**Dataset section**
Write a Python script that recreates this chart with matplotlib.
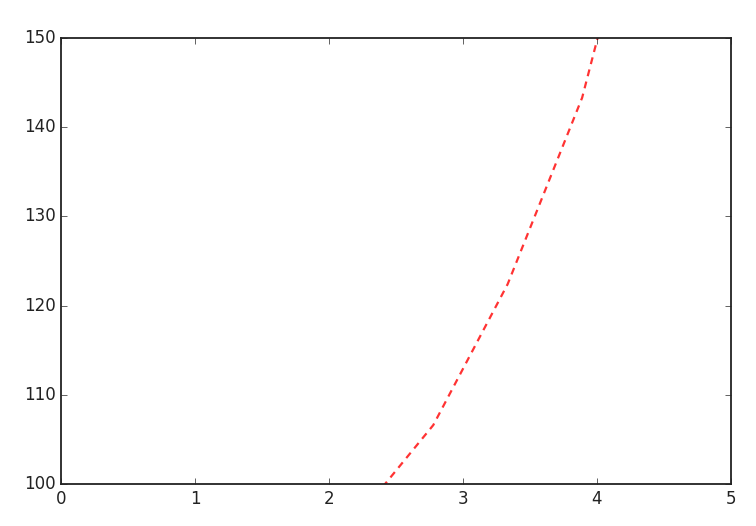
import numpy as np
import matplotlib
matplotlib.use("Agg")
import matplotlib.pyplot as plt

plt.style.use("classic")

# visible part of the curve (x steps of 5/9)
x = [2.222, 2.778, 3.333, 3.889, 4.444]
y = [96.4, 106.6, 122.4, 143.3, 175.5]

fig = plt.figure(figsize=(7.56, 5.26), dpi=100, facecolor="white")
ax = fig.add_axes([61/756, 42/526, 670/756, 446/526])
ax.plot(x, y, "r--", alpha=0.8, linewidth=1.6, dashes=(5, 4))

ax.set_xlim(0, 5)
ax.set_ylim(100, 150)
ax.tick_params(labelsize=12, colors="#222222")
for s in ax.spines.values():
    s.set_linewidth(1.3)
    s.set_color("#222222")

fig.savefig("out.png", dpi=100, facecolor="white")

**Task statement**
Set the data above down again exactly as given, with no pictures.

**Reply**
Write a Python script that recreates this chart with matplotlib.
import numpy as np
import matplotlib
matplotlib.use("Agg")
import matplotlib.pyplot as plt

plt.style.use("classic")

# visible part of the curve (x steps of 5/9)
x = [2.222, 2.778, 3.333, 3.889, 4.444]
y = [96.4, 106.6, 122.4, 143.3, 175.5]

fig = plt.figure(figsize=(7.56, 5.26), dpi=100, facecolor="white")
ax = fig.add_axes([61/756, 42/526, 670/756, 446/526])
ax.plot(x, y, "r--", alpha=0.8, linewidth=1.6, dashes=(5, 4))

ax.set_xlim(0, 5)
ax.set_ylim(100, 150)
ax.tick_params(labelsize=12, colors="#222222")
for s in ax.spines.values():
    s.set_linewidth(1.3)
    s.set_color("#222222")

fig.savefig("out.png", dpi=100, facecolor="white")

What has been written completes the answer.